So what are we dedicating in memory today? Fallen fighters, great men and women who make the ultimate sacrifice—and all those whose sacrifice is drawn out over a long life of ‘walking wounded’ through their days—and all soldiers, really, it seems (now that we’ve accepted Post-Trauma-Stress as a disorder, rather than a sign either of cowardice or of a non-battle-related psychosis) we should be laying wreaths at the graves of their innocence and peace of mind, amputated forever from all who see combat, even if they returned to us apparently unscathed by bullets or shrapnel.
And how could they not? Many third-world places ‘live’ in PTSD, their society is arranged around PTSD—as would yours if you had to physically scramble for the bits of food that represent either starvation or survival for your entire family—every day, and hiding from bands of mercenaries (or in some cases, the US military).

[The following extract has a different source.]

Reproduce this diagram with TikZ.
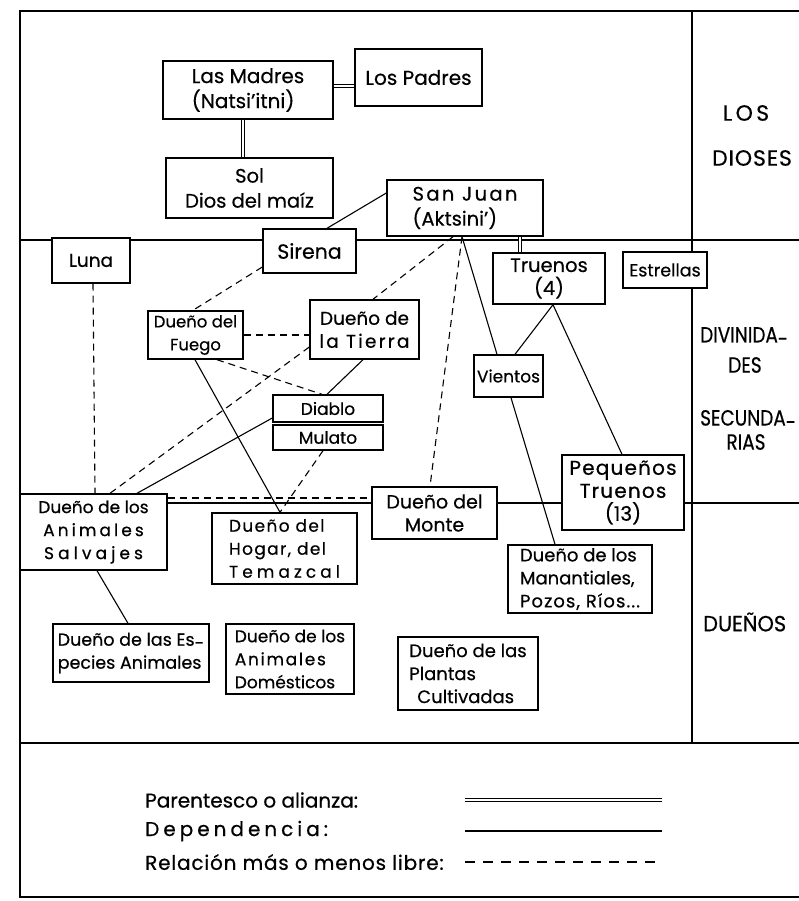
\documentclass[tikz,border=0pt]{standalone}
\usepackage{fontspec}
\setmainfont{Poppins}[FakeBold=0.5]
\usetikzlibrary{calc}
\newcommand\spaced[2][15]{{\addfontfeature{LetterSpace=#1}#2}}
\newcommand\fs[1]{\fontsize{#1}{23}\selectfont}
\newcommand\lowhy{\raisebox{-0.2em}{-}}
\tikzset{
 box/.style={draw, line width=1.4pt, fill=white, inner sep=0pt, font=\fs{17}, align=center},
 dep/.style={line width=1.1pt},
 libre/.style={line width=1.1pt, dash pattern=on 7pt off 5pt},
 parent/.style={double, double distance=2.2pt, line width=0.9pt},
 sect/.style={line width=1.6pt},
 lbl/.style={font=\fontsize{22}{26}\selectfont, align=center, inner sep=0pt},
 leg/.style={font=\fontsize{20}{24}\selectfont, anchor=west, inner sep=0pt},
}
\begin{document}
\begin{tikzpicture}[x=1pt,y=-1pt]
\useasboundingbox[fill=white] (0,0) rectangle (799,901);
\clip (0,0) rectangle (799,901);
% frame and sections
\draw[sect] (820,11) -- (20,11) -- (20,897) -- (820,897);
\draw[sect] (20,240) -- (820,240);
\draw[sect] (20,503) -- (820,503);
\draw[sect] (20,743) -- (820,743);
\draw[sect] (692,11) -- (692,743);
% section labels
\node[lbl] (s1) at (746,113) {\spaced[15]{LOS}};
\node[lbl] (s2) at (752,158) {\spaced[4]{DIOSES}};
\node[lbl, anchor=west] (s3) at (700,337) {\scalebox{0.84}[1]{DIVINIDA\lowhy}};
\node[lbl] (s4) at (745,365) {\scalebox{0.84}[1]{DES}};
\node[lbl, anchor=west] (s5) at (700,420) {\scalebox{0.84}[1]{SECUNDA\lowhy}};
\node[lbl] (s6) at (746,442) {\scalebox{0.84}[1]{RIAS}};
\node[lbl, anchor=west] (s7) at (703,622) {\scalebox{0.95}[1]{DUEÑOS}};
% boxes
\node[box, minimum width=170pt, minimum height=58pt, align=left, font=\fontsize{20}{25}\selectfont] (madres) at (248,90) {Las Madres\\(Natsi’itni)};
\node[box, minimum width=127pt, minimum height=57pt, font=\fs{20}] (padres) at (418.5,77.5) {Los Padres};
\node[box, minimum width=167pt, minimum height=60pt, font=\fontsize{19.5}{25}\selectfont] (sol) at (249.5,188) {Sol\\Dios del maíz};
\node[box, minimum width=156pt, minimum height=56pt, align=left, font=\fontsize{19.5}{25}\selectfont] (sanjuan) at (465,208) {\spaced[12]{San Juan}\\(Aktsini’)};
\node[box, minimum width=93pt, minimum height=44pt, font=\fs{20.5}] (sirena) at (309.5,251) {Sirena};
\node[box, minimum width=78pt, minimum height=45pt, font=\fs{18.5}] (luna) at (91,260.5) {Luna};
\node[box, minimum width=112pt, minimum height=51pt, font=\fs{19.5}] (truenos) at (549,278.5) {Truenos\\(4)};
\node[box, minimum width=84pt, minimum height=36pt, font=\fs{17.5}] (estrellas) at (665,270) {Estrellas};
\node[box, minimum width=95pt, minimum height=48pt, font=\fs{16.5}] (fuego) at (195.5,335) {Dueño del\\Fuego};
\node[box, minimum width=109pt, minimum height=59pt, font=\fs{18.5}] (tierra) at (364.5,329.5) {Dueño de\\\spaced[12]{la Tierra}};
\node[box, minimum width=69pt, minimum height=42pt] (vientos) at (508.5,376) {Vientos};
\node[box, minimum width=110pt, minimum height=27pt] (diablo) at (328,408.5) {Diablo};
\node[box, minimum width=110pt, minimum height=25pt] (mulato) at (328,437.5) {Mulato};
\node[box, minimum width=122pt, minimum height=75pt, font=\fs{20}] (pequenos) at (623,492.5) {\spaced[6]{Pequeños}\\\spaced[6]{Truenos}\\(13)};
\node[box, minimum width=125pt, minimum height=52pt, font=\fs{19}] (monte) at (434.5,513) {Dueño del\\Monte};
\node[box, minimum width=144pt, minimum height=68pt, align=left, font=\fs{18}] (manant) at (580,579) {Dueño de los\\Manantiales,\\\spaced[6]{Pozos, Ríos...}};
\node[box, minimum width=147pt, minimum height=76pt] (salvajes) at (93.5,532) {Dueño de los\\\spaced[18]{Animales}\\\spaced[24]{Salvajes}};
\node[box, minimum width=145pt, minimum height=71pt, align=left] (hogar) at (284.5,548.5) {\spaced[8]{Dueño del}\\\spaced[8]{Hogar, del}\\\spaced[24]{Temazcal}};
\node[box, minimum width=156pt, minimum height=58pt, align=left, font=\fs{17.5}] (especies) at (131,653) {Dueño de las Es\lowhy\\pecies Animales};
\node[box, minimum width=128pt, minimum height=70pt, align=left] (domesticos) at (290,659) {Dueño de los\\\spaced[10]{Animales}\\Domésticos};
\node[box, minimum width=140pt, minimum height=73pt, align=left, font=\fs{18}] (plantas) at (468,673.5) {Dueño de las\\Plantas\\\hspace*{8pt}Cultivadas};
% parentesco
\draw[parent] ([yshift=4pt]madres.east) -- ([yshift=-8.5pt]padres.west);
\draw[parent] ([xshift=-5pt]madres.south) -- ([xshift=-6.5pt]sol.north);
\draw[parent] ([xshift=55pt]sanjuan.south) -- ([xshift=-29pt]truenos.north);
% dependencia
\draw[dep] ([xshift=17.5pt]sirena.north) -- ([yshift=15pt]sanjuan.west);
\draw[dep] ([xshift=-3pt]sanjuan.south) -- ([xshift=-11.5pt]vientos.north);
\draw[dep] ([xshift=2.5pt]vientos.south) -- ([xshift=-25pt]manant.north);
\draw[dep] ([xshift=4pt]truenos.south) -- ([xshift=6.5pt]vientos.north);
\draw[dep] ([xshift=4pt]truenos.south) -- ([xshift=-1pt]pequenos.north);
\draw[dep] ([xshift=-1.5pt]tierra.south) -- ([xshift=-1pt]diablo.north);
\draw[dep] ([xshift=-0.5pt]fuego.south) -- ([xshift=-4.5pt]hogar.north);
\draw[dep] ([yshift=-9.5pt]diablo.west) -- ([xshift=43.5pt]salvajes.north);
\draw[dep] ([xshift=3.5pt]salvajes.south) -- ([xshift=-3pt]especies.north);
% libre
\draw[libre] ([xshift=2pt]luna.south) -- ([xshift=1.5pt]salvajes.north);
\draw[libre] ([yshift=-16pt]sirena.west) -- ([xshift=-2.5pt]fuego.north);
\draw[libre] (fuego.east) -- ([yshift=-5.5pt]tierra.west);
\draw[libre] ([xshift=21.5pt]fuego.south) -- ([xshift=-6pt]diablo.north);
\draw[libre] ([yshift=-17.5pt]tierra.west) -- ([xshift=16.5pt]salvajes.north);
\draw[libre] ([xshift=-12pt]sanjuan.south) -- ([xshift=8.5pt]tierra.north);
\draw[libre] ([xshift=-3pt]sanjuan.south) -- ([xshift=-4.5pt]monte.north);
\draw[libre] ([xshift=-5pt]mulato.south) -- ([xshift=-4.5pt]hogar.north);
\draw[libre] ([yshift=34pt]salvajes.east) -- ([yshift=15pt]monte.west);
% legend
\node[leg] (l1) at (145,800) {Parentesco o alianza:};
\node[leg] (l2) at (145,831) {\spaced[20]{Dependencia:}};
\node[leg] (l3) at (145,862) {\spaced[4]{Relación más o menos libre:}};
\coordinate (a1) at (465,800); \coordinate (b1) at (662,800);
\coordinate (a2) at (465,831); \coordinate (b2) at (662,831);
\coordinate (a3) at (465,862); \coordinate (b3) at (662,862);
\draw[parent, double distance=2.6pt] (a1) -- (b1);
\draw[dep] (a2) -- (b2);
\draw[libre, dash pattern=on 10pt off 8pt] (a3) -- (b3);
\end{tikzpicture}
\end{document}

We are raised to be civilized in most of our country—with growing areas of unrest due to economic hardship of a depth and duration not seen since the 1930s. Perhaps we are wrong to do so. Perhaps we should raise our kids as the Spartans did, preparing them for war from the moment of their birth. Or we could just enlist recruits from those areas of our nation which see conditions not unlike the third-world.
Whatever we do, it will still be nothing compared to the firefights and kill-zones our children encounter when sent to the Middle East (or elsewhere) as soldiers—if our children fight, all our tenderest, most loving hugs and kisses will be wasted. Worse, we provide them with a past the memory of which is part of the torture of seeing combat—the tremendous contrast, the overwhelming urge to return to the land of the ‘living’, makes their nightmare worse.
Are we to remember the victories they fought and died for? What did we win in Iraq? Nothing worth Americans’ lives and blood. What are we still trying to win in Afghanistan? Our enemy, Bin Laden, was living in the country next door—the war in Afghanistan made it easier to muster up a helicopter night raid into Pakistan to kill Osama. Have we freed the Iraqis and the Afghans? Not really—they have their own way of freeing themselves and we seem to be in the way.
So I think it is just and proper that we remember, on Memorial Day, that our fighting men and women do their duty, same as the Light Brigade, and we should be serious about sending them in harm’s way. They will fight and die and bleed, and they will always win (a real plus, as armies go) whether they are sent on a fool’s errand or in defense of our freedom. So perhaps, more importantly, we should remember the next time we go to war, as we do today, that it is no small thing to send crowds of our best young people into an orgy of violence.
Osama Bin Laden proved this to us—he relied upon our willy-nilly response to the 9/11 debacle to trick us into spending rivers of cash to ‘close the barn door’, if you will. This, with a little help from greedy Americans, caused our economic implosion five years ago. We beat the Soviets the same way (which makes it even more galling) by scaring them into outspending their means on the ‘war-tech race’ that ended the Cold War—and the Soviet Union.
So we look with pride on the heroes in uniform today and yesterday, particularly those who never came home, and we feel the security they provide to this entire country—and we steel ourselves for the future. For only by keeping our military out of questionable conflicts can we solemnize our responsibility to make sure their blood isn’t ever on our own hands.